--- start of Source excerpt ---

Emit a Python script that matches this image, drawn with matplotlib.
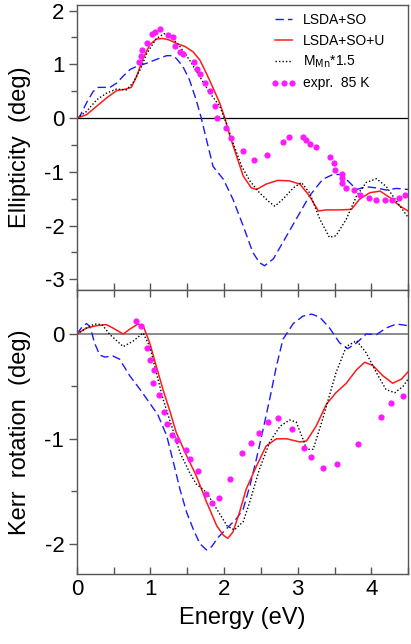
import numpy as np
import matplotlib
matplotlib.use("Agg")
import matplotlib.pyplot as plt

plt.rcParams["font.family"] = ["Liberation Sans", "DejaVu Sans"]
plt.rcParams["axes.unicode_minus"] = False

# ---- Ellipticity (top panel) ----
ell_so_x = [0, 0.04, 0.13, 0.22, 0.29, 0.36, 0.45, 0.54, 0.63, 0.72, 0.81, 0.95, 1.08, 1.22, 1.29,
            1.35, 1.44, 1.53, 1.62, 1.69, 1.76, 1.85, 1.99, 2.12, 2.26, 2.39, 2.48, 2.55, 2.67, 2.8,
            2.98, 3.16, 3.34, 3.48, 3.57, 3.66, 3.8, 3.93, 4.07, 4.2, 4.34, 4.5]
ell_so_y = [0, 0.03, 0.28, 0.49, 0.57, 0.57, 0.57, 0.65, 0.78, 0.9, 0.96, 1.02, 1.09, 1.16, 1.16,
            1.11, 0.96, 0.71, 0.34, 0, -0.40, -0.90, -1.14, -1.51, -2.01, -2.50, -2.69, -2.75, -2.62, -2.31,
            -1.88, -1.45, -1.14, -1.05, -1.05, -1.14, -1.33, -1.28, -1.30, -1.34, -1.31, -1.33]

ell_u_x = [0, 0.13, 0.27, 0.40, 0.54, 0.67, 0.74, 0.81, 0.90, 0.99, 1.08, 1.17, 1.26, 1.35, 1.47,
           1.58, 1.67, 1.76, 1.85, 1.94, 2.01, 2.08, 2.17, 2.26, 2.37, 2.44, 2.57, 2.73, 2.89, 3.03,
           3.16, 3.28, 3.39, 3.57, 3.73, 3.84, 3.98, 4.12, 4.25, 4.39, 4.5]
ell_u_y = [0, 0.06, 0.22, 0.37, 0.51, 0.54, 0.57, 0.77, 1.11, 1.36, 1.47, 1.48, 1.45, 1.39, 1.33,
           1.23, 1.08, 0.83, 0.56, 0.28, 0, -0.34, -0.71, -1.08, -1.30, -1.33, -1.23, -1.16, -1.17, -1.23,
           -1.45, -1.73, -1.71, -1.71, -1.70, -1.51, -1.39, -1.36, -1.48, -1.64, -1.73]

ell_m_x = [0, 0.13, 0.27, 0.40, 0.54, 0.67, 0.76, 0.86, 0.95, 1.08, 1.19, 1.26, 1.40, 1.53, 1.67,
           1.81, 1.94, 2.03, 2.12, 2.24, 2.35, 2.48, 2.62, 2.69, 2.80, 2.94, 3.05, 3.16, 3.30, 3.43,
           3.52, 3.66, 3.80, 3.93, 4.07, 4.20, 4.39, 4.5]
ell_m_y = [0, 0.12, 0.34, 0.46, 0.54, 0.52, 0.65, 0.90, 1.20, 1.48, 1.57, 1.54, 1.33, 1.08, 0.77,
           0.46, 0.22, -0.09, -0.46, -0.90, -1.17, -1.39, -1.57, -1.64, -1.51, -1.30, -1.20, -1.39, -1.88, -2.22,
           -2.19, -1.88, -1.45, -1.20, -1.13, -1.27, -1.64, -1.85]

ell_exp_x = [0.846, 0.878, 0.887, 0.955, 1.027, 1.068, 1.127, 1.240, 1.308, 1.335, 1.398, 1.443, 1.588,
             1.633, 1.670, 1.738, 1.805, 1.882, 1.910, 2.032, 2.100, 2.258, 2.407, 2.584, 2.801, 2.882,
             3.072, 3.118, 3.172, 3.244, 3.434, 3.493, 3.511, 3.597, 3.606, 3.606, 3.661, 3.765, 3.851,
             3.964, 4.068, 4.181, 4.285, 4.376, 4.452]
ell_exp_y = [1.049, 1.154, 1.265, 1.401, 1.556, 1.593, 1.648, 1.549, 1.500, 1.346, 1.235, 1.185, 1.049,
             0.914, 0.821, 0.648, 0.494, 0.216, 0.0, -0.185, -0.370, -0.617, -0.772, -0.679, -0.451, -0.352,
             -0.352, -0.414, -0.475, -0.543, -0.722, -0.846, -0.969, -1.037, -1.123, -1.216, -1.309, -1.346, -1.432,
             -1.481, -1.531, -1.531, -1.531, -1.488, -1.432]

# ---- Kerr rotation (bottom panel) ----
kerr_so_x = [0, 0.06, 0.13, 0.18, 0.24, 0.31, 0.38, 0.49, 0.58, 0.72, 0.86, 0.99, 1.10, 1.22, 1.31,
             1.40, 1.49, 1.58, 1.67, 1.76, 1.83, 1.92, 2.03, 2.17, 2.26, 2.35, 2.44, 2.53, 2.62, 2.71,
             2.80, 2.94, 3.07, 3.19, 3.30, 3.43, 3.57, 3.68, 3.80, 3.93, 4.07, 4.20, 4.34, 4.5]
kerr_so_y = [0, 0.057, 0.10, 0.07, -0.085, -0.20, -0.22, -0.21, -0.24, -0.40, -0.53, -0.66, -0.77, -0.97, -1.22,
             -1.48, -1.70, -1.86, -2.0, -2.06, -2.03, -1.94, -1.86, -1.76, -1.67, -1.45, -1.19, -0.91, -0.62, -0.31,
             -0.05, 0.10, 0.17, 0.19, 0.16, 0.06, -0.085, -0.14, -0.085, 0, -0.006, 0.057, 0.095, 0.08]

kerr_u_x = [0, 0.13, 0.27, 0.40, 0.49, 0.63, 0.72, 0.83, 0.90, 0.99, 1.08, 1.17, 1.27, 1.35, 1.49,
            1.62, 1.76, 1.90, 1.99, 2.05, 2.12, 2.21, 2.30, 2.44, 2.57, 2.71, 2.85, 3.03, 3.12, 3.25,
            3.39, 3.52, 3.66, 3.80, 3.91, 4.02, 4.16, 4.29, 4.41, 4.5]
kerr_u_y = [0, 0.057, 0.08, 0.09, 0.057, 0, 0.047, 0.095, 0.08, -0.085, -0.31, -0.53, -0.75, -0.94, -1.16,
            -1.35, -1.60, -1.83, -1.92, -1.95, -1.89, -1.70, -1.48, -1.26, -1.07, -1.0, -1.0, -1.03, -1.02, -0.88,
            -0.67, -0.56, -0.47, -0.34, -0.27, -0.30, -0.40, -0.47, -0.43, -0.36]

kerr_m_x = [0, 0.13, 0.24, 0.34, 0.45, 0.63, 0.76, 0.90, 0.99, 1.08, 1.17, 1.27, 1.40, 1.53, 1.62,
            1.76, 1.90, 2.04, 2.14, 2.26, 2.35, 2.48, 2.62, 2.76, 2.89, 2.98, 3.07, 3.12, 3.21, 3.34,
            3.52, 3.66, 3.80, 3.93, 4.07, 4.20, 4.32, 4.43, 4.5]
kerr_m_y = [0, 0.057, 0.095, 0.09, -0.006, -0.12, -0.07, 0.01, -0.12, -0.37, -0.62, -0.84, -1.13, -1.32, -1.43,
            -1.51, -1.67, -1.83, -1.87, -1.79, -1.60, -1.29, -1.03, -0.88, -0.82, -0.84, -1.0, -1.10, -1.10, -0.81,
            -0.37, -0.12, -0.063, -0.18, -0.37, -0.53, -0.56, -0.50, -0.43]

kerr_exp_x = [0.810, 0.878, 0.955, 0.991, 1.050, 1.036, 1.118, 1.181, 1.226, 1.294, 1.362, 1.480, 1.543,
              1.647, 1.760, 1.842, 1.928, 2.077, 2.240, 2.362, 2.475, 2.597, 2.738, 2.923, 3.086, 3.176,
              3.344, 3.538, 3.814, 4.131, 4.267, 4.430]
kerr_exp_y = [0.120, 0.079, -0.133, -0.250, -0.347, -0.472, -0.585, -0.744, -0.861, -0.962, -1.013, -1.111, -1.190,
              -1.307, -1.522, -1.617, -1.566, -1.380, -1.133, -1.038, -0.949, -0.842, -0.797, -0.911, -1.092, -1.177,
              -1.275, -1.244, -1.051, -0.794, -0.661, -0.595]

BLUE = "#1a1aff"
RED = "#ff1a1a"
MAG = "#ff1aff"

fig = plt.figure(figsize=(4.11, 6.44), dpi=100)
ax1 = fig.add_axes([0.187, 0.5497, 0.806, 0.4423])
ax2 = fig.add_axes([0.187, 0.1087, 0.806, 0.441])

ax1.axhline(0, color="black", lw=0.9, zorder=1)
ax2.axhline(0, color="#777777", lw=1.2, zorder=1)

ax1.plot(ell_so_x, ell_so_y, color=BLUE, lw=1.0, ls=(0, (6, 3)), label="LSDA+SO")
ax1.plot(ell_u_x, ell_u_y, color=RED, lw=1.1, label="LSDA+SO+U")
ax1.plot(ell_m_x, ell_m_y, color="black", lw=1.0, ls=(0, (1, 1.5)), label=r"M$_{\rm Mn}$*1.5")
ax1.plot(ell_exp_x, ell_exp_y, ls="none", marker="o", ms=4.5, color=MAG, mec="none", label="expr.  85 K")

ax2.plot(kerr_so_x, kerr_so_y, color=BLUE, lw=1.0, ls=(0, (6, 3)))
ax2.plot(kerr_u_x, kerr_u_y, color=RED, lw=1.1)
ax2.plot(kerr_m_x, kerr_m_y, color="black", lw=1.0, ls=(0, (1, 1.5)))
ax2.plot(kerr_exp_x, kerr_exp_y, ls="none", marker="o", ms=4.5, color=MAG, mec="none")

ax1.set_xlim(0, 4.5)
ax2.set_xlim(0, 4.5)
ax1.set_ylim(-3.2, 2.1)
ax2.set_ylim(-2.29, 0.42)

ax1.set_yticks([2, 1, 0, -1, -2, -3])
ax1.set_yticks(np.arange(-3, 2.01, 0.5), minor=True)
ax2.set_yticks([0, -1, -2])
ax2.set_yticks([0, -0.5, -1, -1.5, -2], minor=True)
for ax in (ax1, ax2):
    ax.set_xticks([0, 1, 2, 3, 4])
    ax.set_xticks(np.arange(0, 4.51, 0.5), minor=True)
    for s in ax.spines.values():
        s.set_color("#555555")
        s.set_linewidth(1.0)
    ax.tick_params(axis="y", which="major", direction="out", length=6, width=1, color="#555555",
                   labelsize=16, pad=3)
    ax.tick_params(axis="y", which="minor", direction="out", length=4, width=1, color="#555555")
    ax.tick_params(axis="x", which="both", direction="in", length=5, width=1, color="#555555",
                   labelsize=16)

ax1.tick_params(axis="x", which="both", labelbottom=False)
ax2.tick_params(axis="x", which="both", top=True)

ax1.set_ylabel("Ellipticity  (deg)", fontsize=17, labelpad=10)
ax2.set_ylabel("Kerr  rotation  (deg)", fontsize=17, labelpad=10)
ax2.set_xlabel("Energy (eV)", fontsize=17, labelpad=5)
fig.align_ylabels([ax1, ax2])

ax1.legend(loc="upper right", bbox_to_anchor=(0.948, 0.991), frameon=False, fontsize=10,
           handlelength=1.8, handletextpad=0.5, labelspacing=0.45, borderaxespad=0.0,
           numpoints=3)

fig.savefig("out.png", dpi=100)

--- end of Source excerpt ---

Exercise:
Reproduce the material above from its first line through the line containing "import matplotlib.pyplot as plt", both ends included, and skip every picture.

Task response:
Emit a Python script that matches this image, drawn with matplotlib.
import numpy as np
import matplotlib
matplotlib.use("Agg")
import matplotlib.pyplot as plt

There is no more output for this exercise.